Atlantica calathoides
- Conservation status: Critically Endangered (IUCN 3.1)

Scientific classification
- Domain: Eukaryota
- Kingdom: Animalia
- Phylum: Mollusca
- Class: Gastropoda
- Order: Stylommatophora
- Family: Gastrodontidae
- Genus: Atlantica
- Species: A. calathoides
- Binomial name: Atlantica calathoides (R. T. Lowe, 1863)
- Synonyms: Discus guerinianus calathoides (Lowe, 1863) ; Helix calathoides (R.T. Lowe, 1863) ; Helix calathoides (Paiva, 1867) ; Patula calathoides (R.T. Lowe, 1863);

= Atlantica calathoides =

- Authority: (R. T. Lowe, 1863)
- Conservation status: CR

Species of molluscs

Atlantica calathoides is a species of land snail belonging to the family Gastrodontidae.

==Distribution==
This species is endemic to Madeira, Portugal.

==Description==
(Original description) This species is very closely allied to the Madeiran Atlantica gueriniana (R. T. Lowe, 1852), but is assuredly a genuine species, and not a merely large fossil form of that shell. It is distinguished by its larger size, less discoidal shape, greater convexity beneath, more elevated spire, obsolete keel, deeply impressed suture, and much coarser, more abrupt, and prominent ribs above, resembling, in the latter respect and in the abrupt ending of the ribs at the obsolete keel or angle of the last whorl, Janulus calathus (R. T. Lowe, 1852) (taxon inquirendum) or Janulus bifrons (R. T. Lowe, 1852).

== Historical account ==
The species was first described by Richard Thomas Lowe in 1863 as Helix calathoides.

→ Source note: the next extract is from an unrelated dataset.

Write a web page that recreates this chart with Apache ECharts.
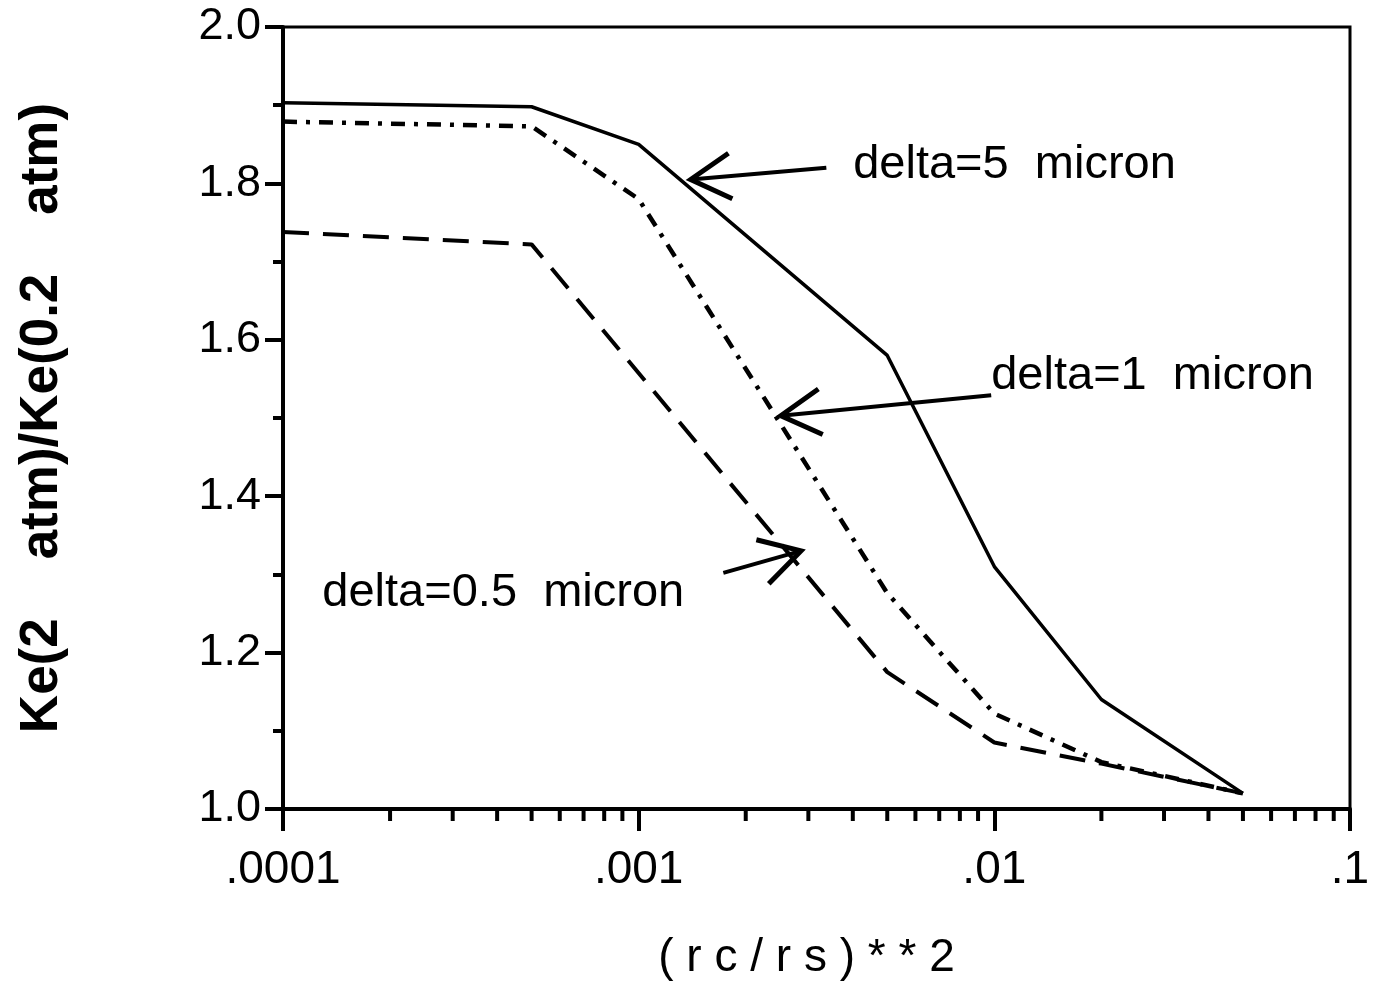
<!DOCTYPE html>
<html>
<head>
<meta charset="utf-8">
<script src="https://cdn.jsdelivr.net/npm/echarts@6/dist/echarts.min.js"></script>
<style>
html,body{margin:0;padding:0;background:#fff;}
#c{width:1374px;height:986px;}
</style>
</head>
<body>
<div id="c"></div>
<script>
// ---- data ----
var xValues   = [0.0001, 0.0005, 0.001, 0.005, 0.01, 0.02, 0.05];
var delta5Y   = [1.903, 1.898, 1.850, 1.580, 1.310, 1.140, 1.020];
var delta1Y   = [1.879, 1.873, 1.780, 1.276, 1.122, 1.060, 1.020];
var delta05Y  = [1.738, 1.722, null,  1.175, 1.085, 1.058, 1.020];
var xTickValues = [0.0001, 0.001, 0.01, 0.1];
var xTickLabels = ['.0001', '.001', '.01', '.1'];
var xMinorTicks = [0.0002,0.0003,0.0004,0.0005,0.0006,0.0007,0.0008,0.0009,
                   0.002,0.003,0.004,0.005,0.006,0.007,0.008,0.009,
                   0.02,0.03,0.04,0.05,0.06,0.07,0.08,0.09];
var seriesNames = ['delta=5  micron', 'delta=1  micron', 'delta=0.5  micron'];
// annotation anchors in data coords: [textX, textY, tailX, tailY, headX, headY]
var annotations = [
  [0.00401, 1.824, 0.00337, 1.820, 0.00140, 1.805],
  [0.00980, 1.554, 0.00980, 1.529, 0.00251, 1.503],
  [0.000129, 1.276, 0.00173, 1.302, 0.00286, 1.330]
];

function pairs(xs, ys){ var r=[]; for(var i=0;i<xs.length;i++){ r.push([xs[i], ys[i]]); } return r; }

var FONT = '"Liberation Sans", Arial, Helvetica, sans-serif';
var chart = echarts.init(document.getElementById('c'), null, {renderer:'canvas'});

var option = {
  backgroundColor: '#fff',
  animation: false,
  grid: {left: 283, right: 24, top: 27, bottom: 174, show: true, borderColor: '#000', borderWidth: 3, backgroundColor: 'transparent'},
  xAxis: {
    type: 'log', logBase: 10, min: 0.0001, max: 0.1, splitNumber: 3,
    axisLine: {show: true, lineStyle: {color: '#000', width: 4}},
    axisTick: {show: true, length: 22, lineStyle: {color: '#000', width: 4}},
    splitLine: {show: false},
    axisLabel: {
      color: '#000', fontSize: 46, fontFamily: FONT, margin: 38,
      formatter: function(v){
        for (var i=0;i<xTickValues.length;i++){ if (Math.abs(Math.log10(v)-Math.log10(xTickValues[i]))<1e-6) return xTickLabels[i]; }
        return '';
      }
    },
    name: '( r c / r s ) * * 2', nameLocation: 'middle', nameGap: 126,
    nameTextStyle: {color: '#000', fontSize: 46, fontFamily: FONT, fontWeight: 'normal', padding: [0, 20, 0, 0]}
  },
  yAxis: {
    type: 'value', min: 1.0, max: 2.0, interval: 0.2,
    axisLine: {show: true, lineStyle: {color: '#000', width: 4}},
    axisTick: {show: true, length: 18, lineStyle: {color: '#000', width: 4}},
    minorTick: {show: true, splitNumber: 2, length: 10, lineStyle: {color: '#000', width: 4}},
    splitLine: {show: false},
    axisLabel: {color: '#000', fontSize: 45, fontFamily: FONT, margin: 22,
      formatter: function(v){ return v.toFixed(1); }},
    name: 'Ke(2    atm)/Ke(0.2    atm)', nameLocation: 'middle', nameGap: 214, nameRotate: 90,
    nameTextStyle: {color: '#000', fontSize: 53, fontFamily: FONT, fontWeight: 'bold'}
  },
  series: [
    {name: seriesNames[0], type: 'line', data: pairs(xValues, delta5Y), symbol: 'none', connectNulls: true,
     lineStyle: {color: '#000', width: 3.5, type: 'solid'}},
    {name: seriesNames[1], type: 'line', data: pairs(xValues, delta1Y), symbol: 'none', connectNulls: true,
     lineStyle: {color: '#000', width: 4.5, type: [14, 9, 4, 9]}},
    {name: seriesNames[2], type: 'line', data: pairs(xValues, delta05Y), symbol: 'none', connectNulls: true,
     lineStyle: {color: '#000', width: 4, type: [26, 14]}},
    {type: 'custom', clip: false, silent: true, z: 5,
     data: xMinorTicks.map(function(v){ return [v, 1.0]; }),
     renderItem: function(params, api){
       var p = api.coord([api.value(0), api.value(1)]);
       return {type: 'line', shape: {x1: p[0], y1: p[1], x2: p[0], y2: p[1] + 12},
               style: {stroke: '#000', lineWidth: 4}};
     }}
  ]
};
chart.setOption(option);

function arrowGraphics(){
  var g = [];
  for (var i=0;i<annotations.length;i++){
    var a = annotations[i];
    var tp = chart.convertToPixel({gridIndex: 0}, [a[0], a[1]]);
    var tl = chart.convertToPixel({gridIndex: 0}, [a[2], a[3]]);
    var hd = chart.convertToPixel({gridIndex: 0}, [a[4], a[5]]);
    g.push({type: 'text', style: {x: tp[0], y: tp[1], text: seriesNames[i], fill: '#000',
            font: '47px ' + FONT, textVerticalAlign: 'middle', textAlign: 'left'}});
    g.push({type: 'line', shape: {x1: tl[0], y1: tl[1], x2: hd[0], y2: hd[1]},
            style: {stroke: '#000', lineWidth: 4}});
    var ang = Math.atan2(tl[1]-hd[1], tl[0]-hd[0]);
    var L = 46, s = 0.52;
    g.push({type: 'polyline', shape: {points: [
        [hd[0] + L*Math.cos(ang + s), hd[1] + L*Math.sin(ang + s)],
        [hd[0], hd[1]],
        [hd[0] + L*Math.cos(ang - s), hd[1] + L*Math.sin(ang - s)]]},
      style: {stroke: '#000', lineWidth: 5, fill: null, lineJoin: 'miter'}});
  }
  return g;
}
chart.setOption({graphic: arrowGraphics()});
</script>
</body>
</html>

In 2008, reserve warden Isamberto Silva and biologist Dinarte Teixeira rediscovered living populations of Atlantica calathoides on the island Deserta Grande. Specimens have since been found on two sites on Deserta Grande Island and Quaternary fossils have been found on the island Bugio.

== Ecology ==

=== Habitat ===
Atlantica calathoides are found in deep ravines on Deserta Grande Island. They can typically be seen at the base of common bracken or found underneath rocks.

== Threats ==
The main cause of population decline is predation by mice and ground beetles. Habitat degradation from goat grazing, droughts and landslides has also threatened the species.

== Conservation ==
Atlantica calathoides were one of the target species of the LIFE Recover Natura Project which ran from October 2013 to March 2019. It carried out a population study, monitoring scheme and species ecology study. During the project, new populations of Atlantica calathoides were identified and the species' conservation status was evaluated. Artificial shelters to assist in conservation were considered but it was concluded that this would not assist in conservation due to Atlantica calathoides spending extended periods of time underground.

In recent decades, there has been a continued control programme for goat populations which should assist with habitat restoration. Authorities in the area introduced the programme in the 1990s and have also eradicated other introduced species such as rabbits.